WRITTEN TASK
Can you set down, exactly as they appear below, the lines from the opening of the material through the one bearing "80, 90, 100];", minus the pictures?

COLLECTED MATERIAL
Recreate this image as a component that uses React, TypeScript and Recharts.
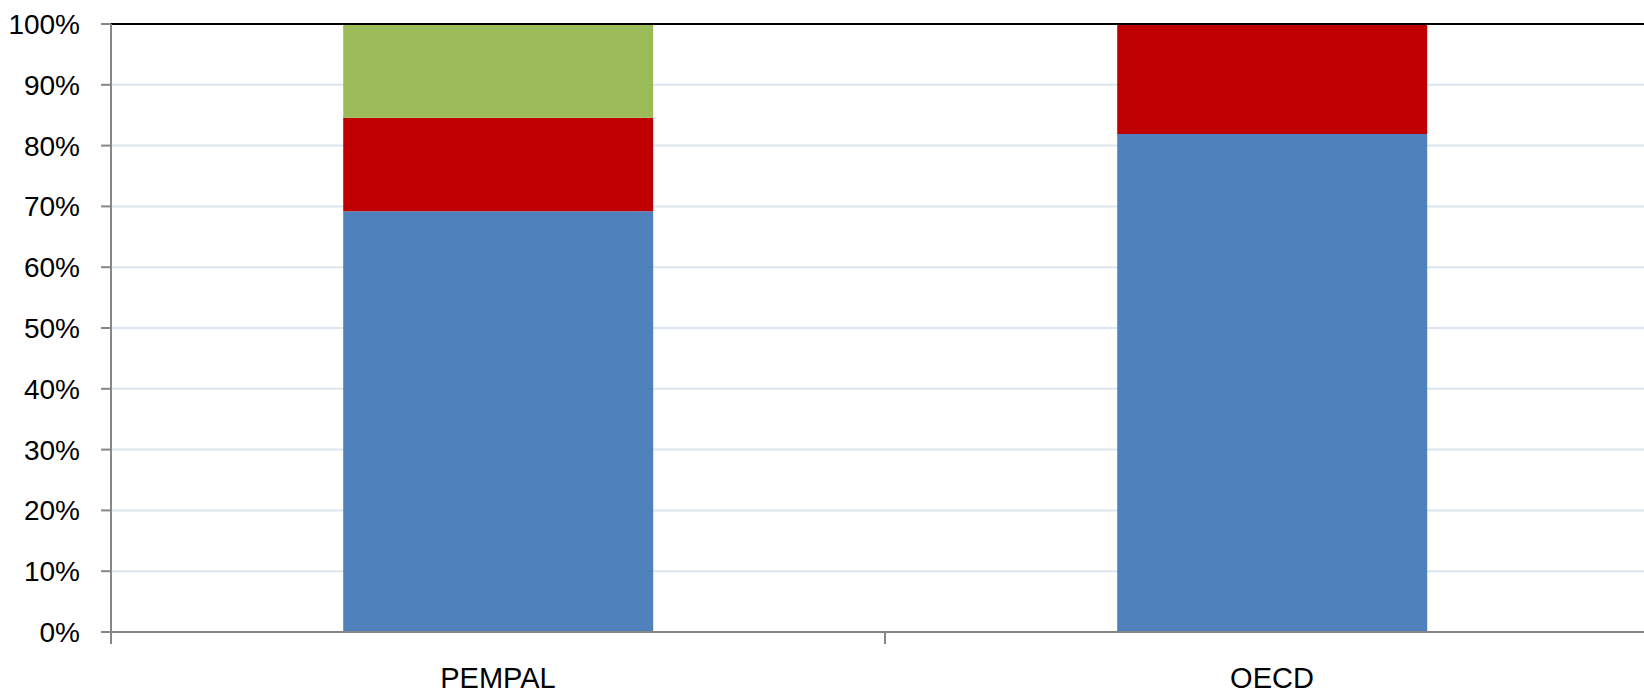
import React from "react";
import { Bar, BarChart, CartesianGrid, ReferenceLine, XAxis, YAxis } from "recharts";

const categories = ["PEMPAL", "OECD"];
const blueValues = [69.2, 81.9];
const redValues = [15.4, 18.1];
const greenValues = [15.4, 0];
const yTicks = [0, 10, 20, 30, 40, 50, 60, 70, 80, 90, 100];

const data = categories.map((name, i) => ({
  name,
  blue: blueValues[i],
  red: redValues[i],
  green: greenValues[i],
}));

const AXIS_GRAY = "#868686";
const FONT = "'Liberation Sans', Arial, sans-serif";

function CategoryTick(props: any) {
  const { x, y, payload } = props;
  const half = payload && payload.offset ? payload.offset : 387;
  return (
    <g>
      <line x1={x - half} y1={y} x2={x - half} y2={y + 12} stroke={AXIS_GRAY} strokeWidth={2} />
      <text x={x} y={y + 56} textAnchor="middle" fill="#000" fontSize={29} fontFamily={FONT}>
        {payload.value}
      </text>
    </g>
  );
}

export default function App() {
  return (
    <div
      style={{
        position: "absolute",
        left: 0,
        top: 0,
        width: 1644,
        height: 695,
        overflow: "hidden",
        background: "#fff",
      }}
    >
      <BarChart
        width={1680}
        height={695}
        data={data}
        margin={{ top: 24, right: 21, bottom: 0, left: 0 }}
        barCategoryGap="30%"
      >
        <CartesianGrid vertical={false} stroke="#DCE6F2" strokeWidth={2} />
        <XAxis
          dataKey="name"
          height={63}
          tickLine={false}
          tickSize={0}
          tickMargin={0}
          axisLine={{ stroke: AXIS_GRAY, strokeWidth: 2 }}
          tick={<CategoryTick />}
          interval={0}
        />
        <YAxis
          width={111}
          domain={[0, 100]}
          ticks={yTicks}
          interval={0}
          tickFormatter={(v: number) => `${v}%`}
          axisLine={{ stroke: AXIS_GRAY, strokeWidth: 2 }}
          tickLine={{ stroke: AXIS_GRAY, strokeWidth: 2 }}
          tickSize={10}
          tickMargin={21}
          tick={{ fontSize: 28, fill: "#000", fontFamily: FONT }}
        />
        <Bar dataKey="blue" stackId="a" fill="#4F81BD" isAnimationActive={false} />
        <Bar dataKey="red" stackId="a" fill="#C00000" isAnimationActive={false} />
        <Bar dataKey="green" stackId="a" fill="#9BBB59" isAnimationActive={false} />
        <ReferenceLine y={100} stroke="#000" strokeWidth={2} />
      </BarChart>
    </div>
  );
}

THE REPLY
Recreate this image as a component that uses React, TypeScript and Recharts.
import React from "react";
import { Bar, BarChart, CartesianGrid, ReferenceLine, XAxis, YAxis } from "recharts";

const categories = ["PEMPAL", "OECD"];
const blueValues = [69.2, 81.9];
const redValues = [15.4, 18.1];
const greenValues = [15.4, 0];
const yTicks = [0, 10, 20, 30, 40, 50, 60, 70, 80, 90, 100];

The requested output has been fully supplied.